Crime & Safety

Man Accused Of Attacking Nurse In Jail Will Face A Murder Trial

Charges stem from alleged assault last October when a nurse was attacked by an inmate of County Jail.

An inmate accused of killing a nurse in an unprovoked attack in Contra Costa County jail last October was ordered to stand trial for murder today following a preliminary hearing.

Aaron Nygaard, 35, of El Cerrito, has been charged with murder in connection with the death of Cynthia Palomata, 55, of El Sobrante, who he allegedly attacked with a lamp on Oct. 25, 2010.

Nygaard had been arrested that morning after an El Cerrito resident caught him burglarizing his home, police said.

He was taken to county jail in Martinez and was in the jail's intake area when, at about 4 p.m., he allegedly faked a seizure.

Contra Costa County Sheriff's Deputy Dana Sanchou said she interviewed another nurse who was working with Palomata the day of the attack.          

The nurse told her that Nygaard was thrashing around on the floor in front of a holding cell, but that he was clearly not having a seizure, Sanchou said.

He was sent to the nurse's station, where he admitted to a deputy that he had faked the seizure because he wanted to get out of the holding
cell he had been placed in, Sanchou said.

Palomata and the other nurse checked Nygaard's vital signs and began treating him for what appeared to be alcohol withdrawal.

When the second nurse went to tell a sergeant that Nygaard had not had a seizure and could be booked into jail, Nygaard allegedly grabbed a lamp off the desk, stood up and struck Palomata on the head with it, Sanchou said.
         
According to Sanchou, one witness, an immigration agent who was
booking other inmates into the jail, said he saw Nygaard swing the lamp at Palomata's head with both hands. The lamp shattered when it hit her and "she fell back like a statue and hit the ground," Sanchou said.

Contra Costa County sheriff's Deputy Jill Schwinn testified that she was searching a female inmate near the nurse's station when she saw
Nygaard strike Palomata with the lamp and then step over her body and start running.

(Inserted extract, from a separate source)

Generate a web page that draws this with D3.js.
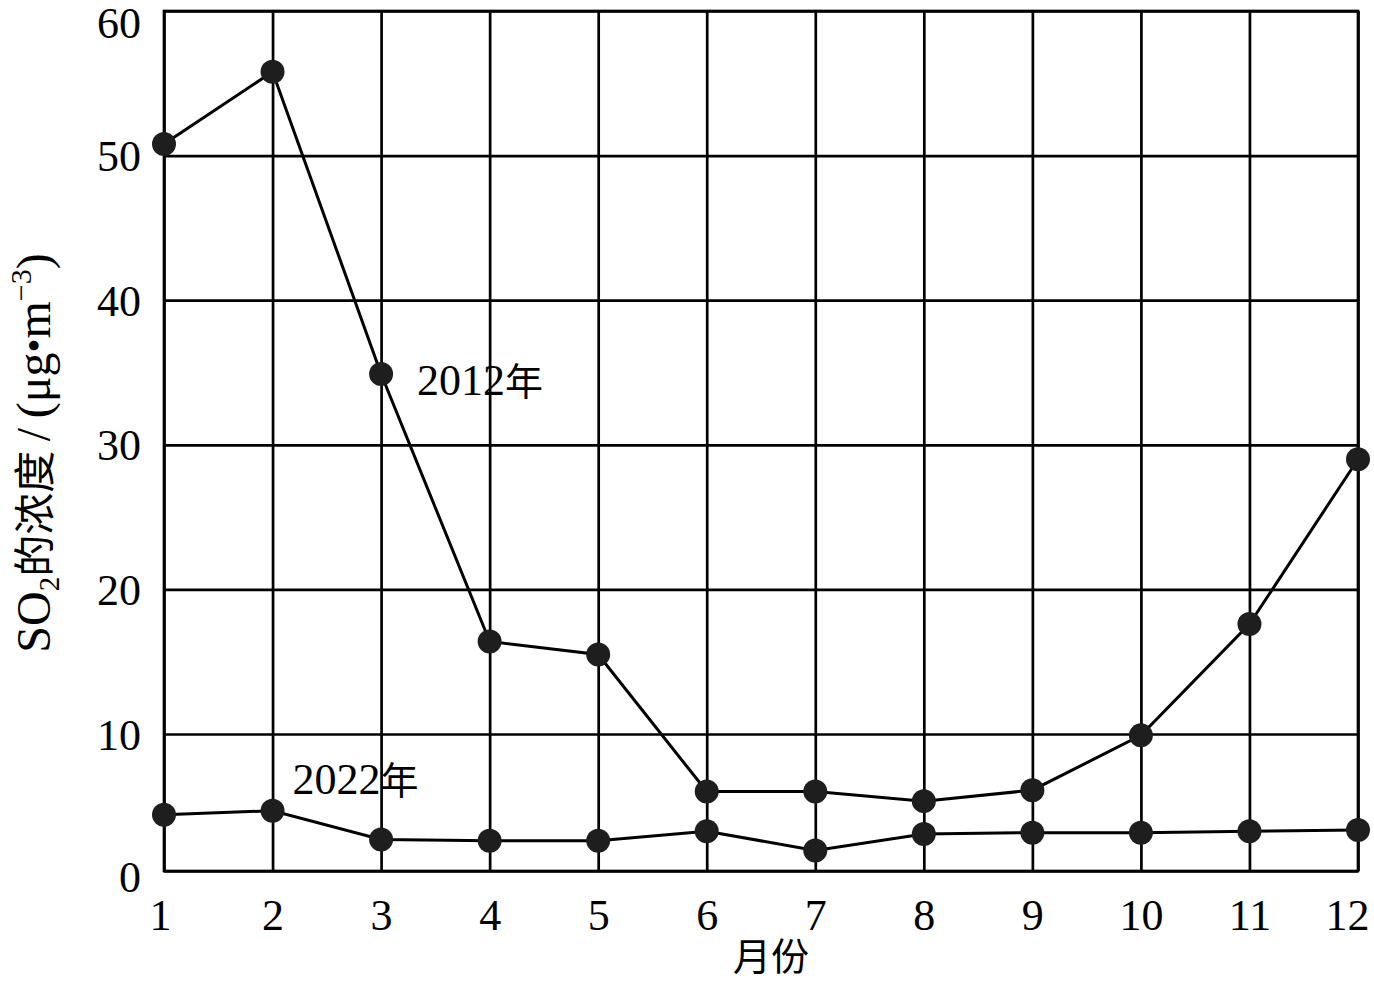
<!DOCTYPE html>
<html><head><meta charset="utf-8">
<script src="https://cdn.jsdelivr.net/npm/d3@7"></script>
<style>
html,body{margin:0;padding:0;background:#fff;}
svg{display:block;}
text{font-family:"Liberation Serif","Times New Roman","Noto Sans CJK SC",serif;fill:#000;}
.cjk{font-family:"Noto Sans CJK SC","Noto Sans CJK JP",sans-serif;}
</style>
</head><body>
<script>
const months = [1,2,3,4,5,6,7,8,9,10,11,12];
const so2_2012 = [50.8,55.8,34.9,16.4,15.5,5.8,5.8,5.1,5.9,9.9,17.6,29.0];
const so2_2022 = [4.1,4.4,2.3,2.2,2.2,2.9,1.5,2.7,2.8,2.8,2.9,3.0];
const yTicks = [0,10,20,30,40,50,60];
const seriesLabels = ["2012", "2022"];
const xTitle = "月份";

const W = 1374, H = 982;
const L = 164, R = 1358, T = 11, B = 871;

const svg = d3.select("body").append("svg").attr("width", W).attr("height", H);

const x = d3.scaleLinear().domain([1, 12]).range([L, R]);
// reference axis is slightly compressed between 0 and 10
const y = d3.scaleLinear().domain([0, 10, 60]).range([B, 734, T]);

// grid lines
svg.append("g").attr("transform", `translate(0,${B})`)
  .call(d3.axisBottom(x).tickValues(months).tickSize(-(B - T)).tickFormat(""))
  .call(g => g.select(".domain").remove())
  .call(g => g.selectAll("line").attr("stroke", "#000").attr("stroke-width", 2.7));
svg.append("g").attr("transform", `translate(${L},0)`)
  .call(d3.axisLeft(y).tickValues(yTicks).tickSize(-(R - L)).tickFormat(""))
  .call(g => g.select(".domain").remove())
  .call(g => g.selectAll("line").attr("stroke", "#000").attr("stroke-width", 2.7));

// frame
svg.append("rect").attr("x", L).attr("y", T).attr("width", R - L).attr("height", B - T)
  .attr("fill", "none").attr("stroke", "#000").attr("stroke-width", 2.7);

// tick labels
const xa = svg.append("g").attr("transform", `translate(0,${B})`)
  .call(d3.axisBottom(x).tickValues(months).tickSize(0).tickPadding(0).tickFormat(d3.format("d")));
xa.select(".domain").remove();
xa.selectAll("text").attr("font-size", 44).attr("font-family", "Liberation Serif")
  .attr("dy", null).attr("y", 59)
  .attr("dx", d => d === 12 ? -11 : (d === 1 ? -4 : 0));

const ya = svg.append("g").attr("transform", `translate(${L},0)`)
  .call(d3.axisLeft(y).tickValues(yTicks).tickSize(0).tickPadding(0).tickFormat(d3.format("d")));
ya.select(".domain").remove();
ya.selectAll("text").attr("font-size", 44).attr("font-family", "Liberation Serif")
  .attr("x", -23).attr("dy", null).attr("y", d => d === 60 ? 26 : (d === 0 ? 20 : 15));

// series
const line = d3.line().x((d, i) => x(months[i])).y(d => y(d));
[so2_2012, so2_2022].forEach(s => {
  svg.append("path").datum(s).attr("d", line)
    .attr("fill", "none").attr("stroke", "#000").attr("stroke-width", 3);
  svg.append("g").selectAll("circle").data(s).join("circle")
    .attr("cx", (d, i) => x(months[i])).attr("cy", d => y(d)).attr("r", 12)
    .attr("fill", "#1e1e1e");
});

// series labels
function seriesLabel(px, py, yr) {
  const t = svg.append("text").attr("x", px).attr("y", py).attr("font-size", 44);
  t.append("tspan").attr("font-family", "Liberation Serif").text(yr);
  t.append("tspan").attr("class", "cjk").attr("font-size", 38).text("年");
}
seriesLabel(x(3) + 36, y(so2_2012[2]) + 21, seriesLabels[0]);
seriesLabel(x(2) + 20, y(so2_2022[1]) - 17, seriesLabels[1]);

// x title
svg.append("text").attr("class", "cjk").attr("x", 771).attr("y", 970)
  .attr("text-anchor", "middle").attr("font-size", 38).text(xTitle);

// y title
const yt = svg.append("text").attr("transform", "translate(50,453) rotate(-90)")
  .attr("text-anchor", "middle").attr("font-size", 48);
yt.append("tspan").attr("font-family", "Liberation Serif").text("SO");
yt.append("tspan").attr("font-family", "Liberation Serif").attr("font-size", 29).attr("dy", 9).text("2");
yt.append("tspan").attr("class", "cjk").attr("font-size", 42).attr("dy", -9).text("的浓度");
yt.append("tspan").attr("font-family", "Liberation Serif").text("\u2009/\u2009(μg");
yt.append("tspan").attr("font-family", "Liberation Serif").attr("font-size", 40).attr("dy", -2).text("•");
yt.append("tspan").attr("font-family", "Liberation Serif").attr("dy", 2).text("m");
yt.append("tspan").attr("font-family", "Liberation Serif").attr("font-size", 30).attr("dy", -19).text("−3");
yt.append("tspan").attr("font-family", "Liberation Serif").attr("dy", 19).text(")");
</script>
</body></html>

She said she and other deputies chased Nygaard and ordered him to the ground, but he continued to be combative so they shot him with a Taser.

Palomata, who had worked as a nurse in Bay Area hospitals for 20 years and had worked at the Martinez Detention Facility for five years, was taken to John Muir Medical Center in Walnut Creek, where she died three days later.

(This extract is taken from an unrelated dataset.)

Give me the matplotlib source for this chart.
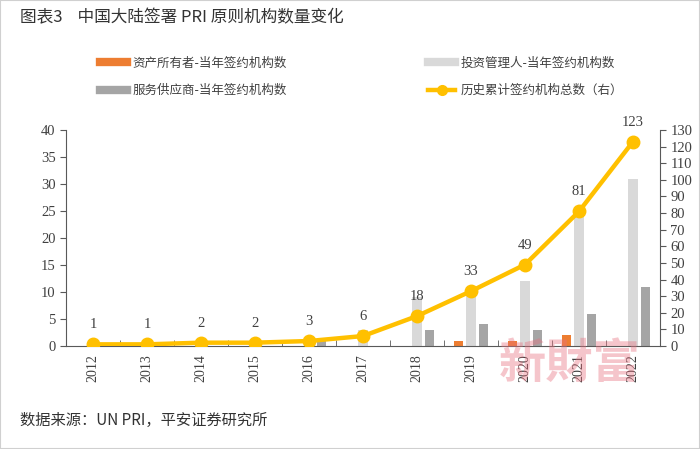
import matplotlib
matplotlib.use('Agg')
import matplotlib.pyplot as plt
from matplotlib.lines import Line2D
from matplotlib.patches import Rectangle
import numpy as np

plt.rcParams['font.family'] = ['Liberation Serif', 'Noto Sans CJK SC', 'DejaVu Sans']

# ----------------------------------------------------------------------
years = ['2012', '2013', '2014', '2015', '2016', '2017', '2018', '2019', '2020', '2021', '2022']
asset_owner = [0, 0, 0, 0, 0, 0, 0, 1, 1, 2, 0]
invest_mgr = [0, 0, 0, 0, 0, 3, 9, 10, 12, 24, 31]
service_prov = [0, 0, 0, 0, 1, 0, 3, 4, 3, 6, 11]
cumulative = [1, 1, 2, 2, 3, 6, 18, 33, 49, 81, 123]

names = ['资产所有者-当年签约机构数', '投资管理人-当年签约机构数',
         '服务供应商-当年签约机构数', '历史累计签约机构总数（右）']
colors = ['#ED7D31', '#D9D9D9', '#A5A5A5', '#FFC000']
# ----------------------------------------------------------------------

cjk = ['Noto Sans CJK SC', 'DejaVu Sans']
axis_col = '#595959'
txt_col = '#404040'

fig = plt.figure(figsize=(7, 4.49), dpi=100)
ax = fig.add_axes([66/700, 1-346/449, 594/700, 216/449])
ax2 = ax.twinx()

x = np.arange(len(years))
w = 0.18
ax.bar(x - 0.23, asset_owner, w, color=colors[0], zorder=2)
ax.bar(x, invest_mgr, w, color=colors[1], zorder=2)
ax.bar(x + 0.23, service_prov, w, color=colors[2], zorder=2)

ax2.plot(x, cumulative, color=colors[3], lw=3.2, marker='o', ms=9, zorder=3)
for xi, v in zip(x, cumulative):
    ax2.annotate(str(v), (xi, v), xytext=(0, 14), textcoords='offset points',
                 ha='center', va='center', fontsize=10.5, color=txt_col)

ax.set_xlim(-0.5, len(years) - 0.5)
ax.set_ylim(0, 40)
ax.set_yticks(range(0, 41, 5))
ax2.set_ylim(0, 130)
ax2.set_yticks(range(0, 131, 10))

ax.set_xticks(x)
ax.set_xticklabels(years, rotation=90, fontsize=10, color=txt_col)
ax.set_xticks(np.arange(-0.5, len(years)), minor=True)
ax.tick_params(axis='x', which='major', length=0, pad=6)
ax.tick_params(axis='x', which='minor', length=4, direction='in', color=axis_col)
ax.tick_params(axis='y', labelsize=10.5, labelcolor=txt_col, color=axis_col, length=4)
ax2.tick_params(axis='y', labelsize=10.5, labelcolor=txt_col, color=axis_col, length=4)

for a in (ax, ax2):
    a.spines['top'].set_visible(False)
    for s in ('left', 'right', 'bottom'):
        a.spines[s].set_color(axis_col)
ax.spines['right'].set_visible(False)
ax2.spines['left'].set_visible(False)
ax2.spines['bottom'].set_visible(False)

# legend
handles = [Line2D([], [], color=colors[0], lw=6),
           Line2D([], [], color=colors[1], lw=6),
           Line2D([], [], color=colors[2], lw=6),
           Line2D([], [], color=colors[3], lw=3.2, marker='o', ms=7)]
order = [0, 2, 1, 3]
leg = fig.legend([handles[i] for i in order], [names[i] for i in order],
                 ncol=2, loc='center', bbox_to_anchor=(0.516, 1-77/449),
                 frameon=False, prop={'family': cjk, 'size': 9},
                 handlelength=2.2, columnspacing=11.3, labelspacing=1.15,
                 handletextpad=0.4)
for t in leg.get_texts():
    t.set_color(txt_col)

fig.text(20/700, 1-18/449, '图表3    中国大陆签署 PRI 原则机构数量变化',
         family=cjk, fontsize=12, color='#333333', va='center', ha='left')
fig.text(20/700, 1-420/449, '数据来源：UN PRI，平安证券研究所',
         family=cjk, fontsize=11, color='#333333', va='center', ha='left')

# watermark
fig.text(570/700, 1-364/449, '新財富', family=cjk, fontsize=34, fontweight='bold',
         color='#E8707F', alpha=0.4, ha='center', va='center', zorder=10)

fig.patches.append(Rectangle((0, 0), 1, 1, transform=fig.transFigure,
                             fill=False, edgecolor='#D0D0D0', lw=1.5))

fig.savefig('out.png', dpi=100)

Prosecutor Barry Grove said outside the courtroom that Nygaard was originally from the Midwest, where he had a short criminal history, which included mostly alcohol-related convictions.

"He's a cold blooded murderer," Palomata's sister Cecille Schutzmann-Barraca said of Nygaard. "And my sister didn't deserve it."

She said she hoped that officials would work to make jails safer for the nurses and other employees working in them.

Schutzmann-Barraca, along with more than half a dozen of Palomata's family members, attended the hearing today.

Shortly after Palomata was killed, the California Nurses Association began working with Assemblywoman Mary Hayashi, D-Castro Valley,
to introduce new legislation that would mandate better protections for nurses working in correctional facilities and other places where medical care is provided.
         
Liz Jacobs, a spokeswoman for the union, said today that the proposed bill failed in the state Assembly because of costs.

Union members are planning to discuss new strategies for the bill once the current legislative session is over, Jacobs said.

Nygaard, who is being held in Alameda County Jail, is scheduled to return to court Aug. 29 for an arraignment on the holding order.